A tiny temperature sensor created by researchers from the Eindhoven University of Technology in the Netherlands represents a massive breakthrough, as the sensor does not utilize a battery to power it up.
Instead, the miniscule temperature sensor, which measures only 2 square millimeters, draws power from radio waves that make up its network. In addition, the sensor communicates wirelessly through the same network, eliminating the need for a physical connection to another device to transmit the data it would be collecting.
The concept is still under development, and currently, the sensor needs to be within an inch of a wireless router to be able to gather enough power. However, the researchers are hoping that within a year, the device will be able to expand its range to 10 feet, and then eventually, up to 16 feet.
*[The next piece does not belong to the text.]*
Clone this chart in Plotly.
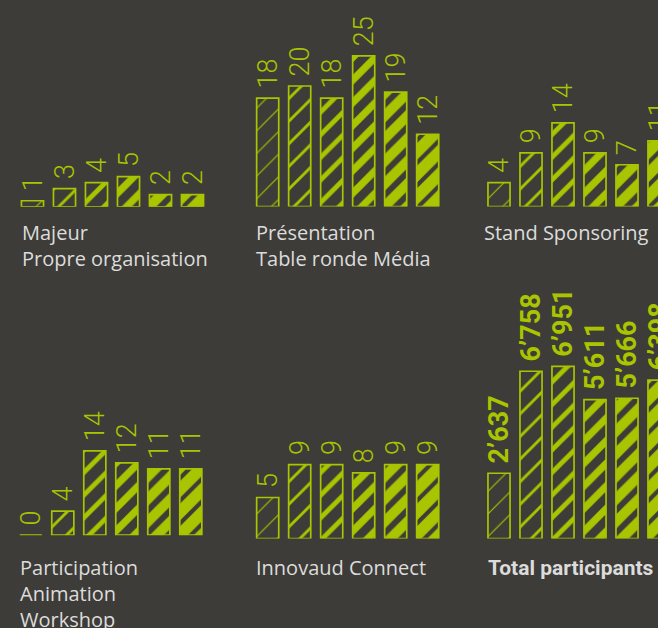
import plotly.graph_objects as go

# ---- data ----
periods = ["P1", "P2", "P3", "P4", "P5", "P6"]
majeur = [1, 3, 4, 5, 2, 2]
presentation = [18, 20, 18, 25, 19, 12]
stand = [4, 9, 14, 9, 7, 11]
participation = [0, 4, 14, 12, 11, 11]
innovaud = [5, 9, 9, 8, 9, 9]
total = [2637, 6758, 6951, 5611, 5666, 6398]

titles = [
    "Majeur<br>Propre organisation",
    "Présentation<br>Table ronde Média",
    "Stand Sponsoring",
    "Participation<br>Animation<br>Workshop",
    "Innovaud Connect",
    "<b>Total participants</b>",
]

# ---- style ----
VIEW_W = 658           # visible window width (the chart is cropped on the right)
W, H = 678, 628        # full figure size
BG = "#3e3c38"
GREEN = "#a9c400"
TITLE_COL = "#dcdcdc"
FONT = "'Open Sans', Roboto, sans-serif"
NUMFONT = "Roboto, 'Open Sans', sans-serif"
solidity = [0.07, 0.18, 0.3, 0.45, 0.62, 0.74]
NB = "\u00a0"
PITCH = 32.0

def fmt_count(v):
    return NB + str(v)

def fmt_total(v):
    return NB + f"{v:,}".replace(",", "\u2019")

# panel geometry (pixels): left of x-domain, zero line, domain top, px per unit, title pos
panels = [
    dict(vals=majeur, left=16.5, zero=206.8, top=0, scale=6.05, tx=20, ty=217, fmt=fmt_count, bold=False),
    dict(vals=presentation, left=251.7, zero=206.6, top=0, scale=6.03, tx=254, ty=217, fmt=fmt_count, bold=False),
    dict(vals=stand, left=483.0, zero=206.6, top=0, scale=5.98, tx=482, ty=217, fmt=fmt_count, bold=False),
    dict(vals=participation, left=14.8, zero=535.2, top=270, scale=6.03, tx=18, ty=552, fmt=fmt_count, bold=False),
    dict(vals=innovaud, left=251.7, zero=538.5, top=270, scale=8.2, tx=254, ty=552, fmt=fmt_count, bold=False),
    dict(vals=total, left=483.0, zero=538.5, top=270, scale=0.02475, tx=486, ty=554, fmt=fmt_total, bold=True),
]

fig = go.Figure()
annotations = []
for i, p in enumerate(panels, start=1):
    right = p["left"] + 6 * PITCH
    xa = dict(
        domain=[p["left"] / W, right / W],
        range=[-0.5, 5.5],
        visible=False, type="category", anchor=f"y{i}", fixedrange=True,
    )
    ya = dict(
        domain=[1 - p["zero"] / H, 1 - p["top"] / H],
        range=[0, (p["zero"] - p["top"]) / p["scale"]],
        visible=False, anchor=f"x{i}", fixedrange=True,
    )
    fig.update_layout(**{f"xaxis{i}": xa, f"yaxis{i}": ya})
    fig.add_trace(go.Bar(
        x=periods, y=p["vals"],
        xaxis=f"x{i}", yaxis=f"y{i}",
        width=0.69,
        marker=dict(
            color=BG,
            line=dict(color=GREEN, width=1.7),
            pattern=dict(shape="/", fgcolor=GREEN, bgcolor=BG, size=16,
                         solidity=solidity, fillmode="replace"),
        ),
        text=[p["fmt"](v) for v in p["vals"]],
        textposition="outside",
        textangle=-90,
        constraintext="none",
        cliponaxis=False,
        textfont=dict(color=GREEN, size=27, family=NUMFONT,
                      weight="bold" if p["bold"] else 300),
        hoverinfo="skip",
        showlegend=False,
    ))
    annotations.append(dict(
        text=titles[i - 1], xref="paper", yref="paper",
        x=p["tx"] / W, y=1 - p["ty"] / H, xanchor="left", yanchor="top",
        align="left", showarrow=False,
        font=dict(size=21 if p["bold"] else 20, color=TITLE_COL,
                  family=NUMFONT if p["bold"] else FONT),
    ))

fig.update_layout(
    width=W, height=H,
    margin=dict(l=0, r=0, t=0, b=0),
    paper_bgcolor=BG, plot_bgcolor=BG,
    annotations=annotations,
    showlegend=False,
)

crop_js = (
    "document.documentElement.style.overflow='hidden';"
    "document.body.style.margin='0';"
    "document.body.style.overflow='hidden';"
    "document.body.style.backgroundColor='" + BG + "';"
    "var gd=document.getElementById('{plot_id}');"
    "gd.parentElement.style.width='" + str(VIEW_W) + "px';"
    "gd.parentElement.style.overflow='hidden';"
)

fig.write_html(
    "out.html",
    config={"displayModeBar": False},
    post_script=crop_js,
)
The technology presented by the tiny temperature sensor, under the project that the researchers have named PREMISS, could open up enormous possibilities for different kinds of technology in the future.
According to the press release made by the Eindhoven University of Technology, other kinds of sensors can be made using the same technology to measure light, movement and humidity.
Peter Baltus, a professor of wireless technology at the university, believes that there will be a wide application area for the no-battery sensor in the future, with applications including wireless identification, payment systems, industrial production systems and smart buildings. All these applications and industries will greatly benefit from utilizing technology that will not require batteries.
Baltus added that the technology can be used to create networks of sensors that do not need to be powered up by batteries, with the networks possible to be layered upon walls of a house or building through latex.
In addition, the utilization of such technology in the future could also lead to lower costs. The mass production of these devices will be able to drive down the costs of manufacturing a sensor to about 20 cents.